Principles of Managing Personal Finances

Principles of managing personal finances


The basic principles of managing personal finances are simple - Set your financial goals, make an investment plan to achieve them, take an adequate cover for life,
health and assets, plan your taxes well in advance, etc. Yet, we see, many investors find it hard to implement the simple piece of advice given to improve their financial health. This indeed has a relation to advice we get to improve our physical health, 'Eat
right and exercise regularly' may sound simple and obvious, but is hard to implement. Isn't it?

This is mainly because we tend to be hostages of habits and routines. The positive side of this nature is that if we do make up our mind to follow a routine we will stick to it. The other side of this nature is that it is difficult to change our existing habits. So it all comes to taking the first step and form new habits. Say for example, most of us understand that life and health insurance covers are essential in case of an untoward event.

However, there are certain routines, such as mixing insurance with investment, relying only on employer-provided health cover, which deviate us from following the right practices i.e. separating insurance from investment and taking an independent health
cover. Then, there are also certain individuals, who believe taking insurance is a waste of money altogether. That's one of the reasons why insurance penetration (measured as the ratio of premium to gross domestic product) is very low in India, at 3.1 percent for life insurance and 0.8 percent for general insurance, as per the latest report. For the sector as a whole, it is 3.9 percent, as against the world average of 6.3 percent.

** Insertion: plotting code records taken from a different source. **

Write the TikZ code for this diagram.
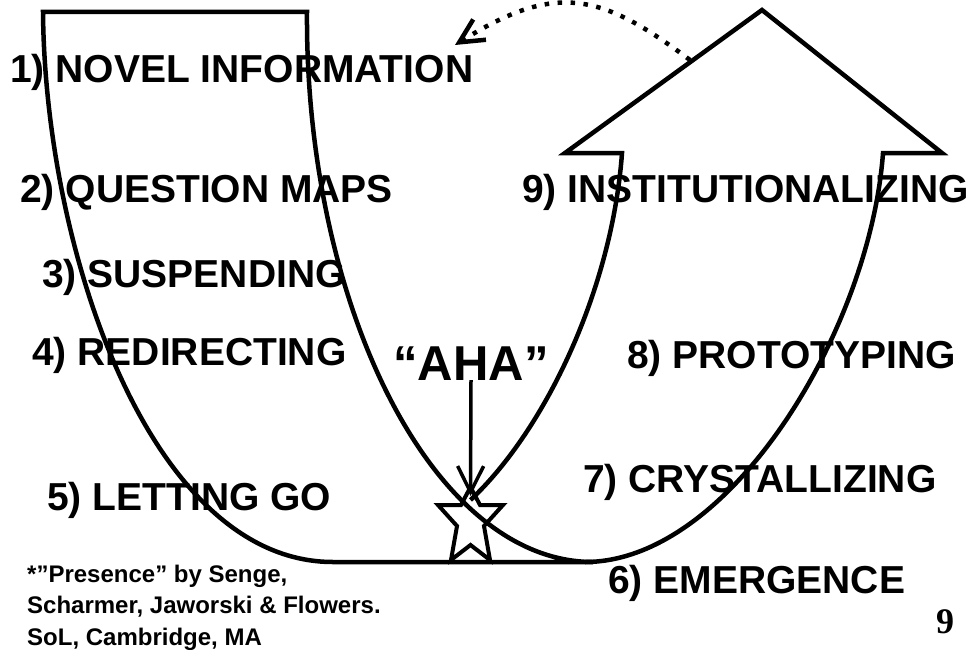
\documentclass[tikz,border=0pt]{standalone}
\usepackage{fontspec}
\setmainfont{Liberation Sans}
\newfontfamily\pagefont{Liberation Serif}
\usetikzlibrary{arrows.meta}

\begin{document}
\begin{tikzpicture}[x=1pt, y=-1pt,
    shp/.style={line width=4.5pt, line join=miter},
    stage/.style={anchor=base west, inner sep=0pt, font=\fontsize{39}{44}\selectfont\bfseries},
    arrow/.style={-{Straight Barb[length=26pt, width=26pt]}, line width=3.5pt},
    loop/.style={-{Straight Barb[length=24pt, width=24pt]}, line width=4.5pt, dash pattern=on 4.5pt off 8.5pt},
    note/.style={anchor=base west, inner sep=0pt, align=left, font=\fontsize{24}{31.5}\selectfont\bfseries}
]
\useasboundingbox (0,0) rectangle (971,650);

% left U going down
\draw[shp] (43,12) -- (307,12) .. controls (305,300) and (430,562) .. (593,562)
    -- (333,562) .. controls (150,562) and (45,250) .. cycle;

% arrow coming up
\draw[shp] (585,562) .. controls (730,562) and (870,330) .. (883,153) -- (942,153)
    -- (762,10) -- (565,153) -- (622,153) .. controls (612,290) and (545,430) .. (470.5,500);

% star at the bottom
\draw[shp, line width=4pt] (470.5,487) -- (480,505) -- (503,505) -- (484,526) -- (490,560)
    -- (470.5,545) -- (451,560) -- (457,526) -- (438,505) -- (461,505) -- cycle;

% stages
\node[stage] (novel) at (10,83) {1) NOVEL INFORMATION};
\node[stage] (question) at (20,202) {2) QUESTION MAPS};
\node[stage] (suspend) at (42,287) {3) SUSPENDING};
\node[stage] (redirect) at (32,365) {4) REDIRECTING};
\node[stage] (letgo) at (47,510) {5) LETTING GO};
\node[stage] (emerge) at (608,593) {6) EMERGENCE};
\node[stage] (crystal) at (583,492) {7) CRYSTALLIZING};
\node[stage] (proto) at (627,368) {8) PROTOTYPING};
\node[stage] (instit) at (522,202) {9) INSTITUTIONALIZING};

% aha
\node[anchor=base, inner sep=0pt, font=\fontsize{49}{54}\selectfont\bfseries] (aha) at (471,380) {“AHA”};
\coordinate (startip) at (470.5,496);
\draw[arrow] (aha.south) -- (startip);

% back to the start
\coordinate (loopstart) at (690,60);
\coordinate (looptip) at (455,45);
\draw[loop] (loopstart) .. controls (602,-6) and (557,-19) .. (looptip);

% source and page
\node[note] (source) at (27,645) {*”Presence” by Senge,\\Scharmer, Jaworski \& Flowers.\\SoL, Cambridge, MA};
\node[anchor=base west, inner sep=0pt, font=\pagefont\fontsize{36}{40}\selectfont\bfseries] (pagenum) at (936,633) {9};

\end{tikzpicture}
\end{document}
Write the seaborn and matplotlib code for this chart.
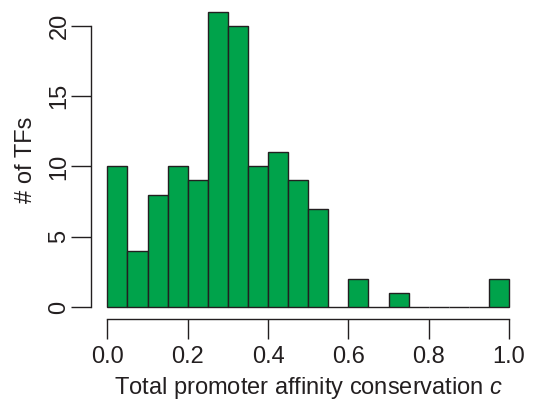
import numpy as np
import pandas as pd
import matplotlib
matplotlib.use("Agg")
import matplotlib.pyplot as plt
import seaborn as sns

# histogram bins (width 0.05) and counts
bin_edges = [0.00, 0.05, 0.10, 0.15, 0.20, 0.25, 0.30, 0.35, 0.40, 0.45, 0.50,
             0.55, 0.60, 0.65, 0.70, 0.75, 0.80, 0.85, 0.90, 0.95, 1.00]
counts = [10, 4, 8, 10, 9, 21, 20, 10, 11, 9, 7,
          0, 2, 0, 1, 0, 0, 0, 0, 2]
x_ticks = [0.0, 0.2, 0.4, 0.6, 0.8, 1.0]
y_ticks = [0, 5, 10, 15, 20]

sns.set_style("ticks")
plt.rcParams["font.family"] = ["Liberation Sans", "DejaVu Sans"]
plt.rcParams["mathtext.fontset"] = "custom"
plt.rcParams["mathtext.it"] = "Liberation Sans:italic"
plt.rcParams["mathtext.rm"] = "Liberation Sans"

ink = "#231f20"
green = "#00a34b"
fs = 17

edges = np.array(bin_edges)
df = pd.DataFrame({"c": (edges[:-1] + edges[1:]) / 2, "n": counts})

fig = plt.figure(figsize=(5.43, 4.0), dpi=100)
ax = fig.add_axes([0.1681, 0.203, 0.7989, 0.797])

sns.histplot(data=df, x="c", weights="n", bins=bin_edges, ax=ax,
             color=green, alpha=1, edgecolor=ink, linewidth=1.0)

ax.set_xlim(-0.04, 1.04)
ax.set_ylim(-0.84, 21.84)

ax.set_xticks(x_ticks)
ax.set_xticklabels([f"{t:.1f}" for t in x_ticks])
ax.set_yticks(y_ticks)
ax.set_yticklabels([str(t) for t in y_ticks], rotation=90, va="center")

ax.tick_params(axis="both", length=14.4, width=1.0, color=ink,
               labelsize=fs, labelcolor=ink)
ax.tick_params(axis="x", pad=5.0)
ax.tick_params(axis="y", pad=0.5)

for side in ["top", "right"]:
    ax.spines[side].set_visible(False)
ax.spines["left"].set_bounds(0, 20)
ax.spines["bottom"].set_bounds(0, 1)
for side in ["left", "bottom"]:
    ax.spines[side].set_linewidth(1.0)
    ax.spines[side].set_color(ink)

ax.set_xlabel("Total promoter affinity conservation $c$", fontsize=fs, color=ink,
              va="baseline")
ax.set_ylabel("# of TFs", fontsize=fs, color=ink, va="baseline")
ax.xaxis.set_label_coords(0.5, -0.236)
ax.yaxis.set_label_coords(-0.137, 0.5)

fig.savefig("out.png", dpi=100)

Further, it is a well-established fact that growth assets, such as equity, are best for long-term financial goals, since they tend to outperform all other assets in the long run and are inflation-and tax- efficient. Yet, we see, less than 5 percent of India's population investing into equity. Majority of investors prefer investing into debt instruments even for their long-term goals.


Real estate is another preferred option among investors, including wealthy. Nearly half of the Indian ultra high net-worth individuals (UHNWI) investment portfolios are allocated in property - the highest across the globe, according to the Knight Frank Wealth Report 2015.

These routines and practices are not only limited to insurance and investments, but also to taxes related investments. By now, most of us understand that taxes should be planned well in advance, preferably at the start of the new financial year, yet we tend to keep it for the last moment. 

To reiterate, the basic principles of managing personal finances remain same and are simple. It is now time to implement them and secure our future.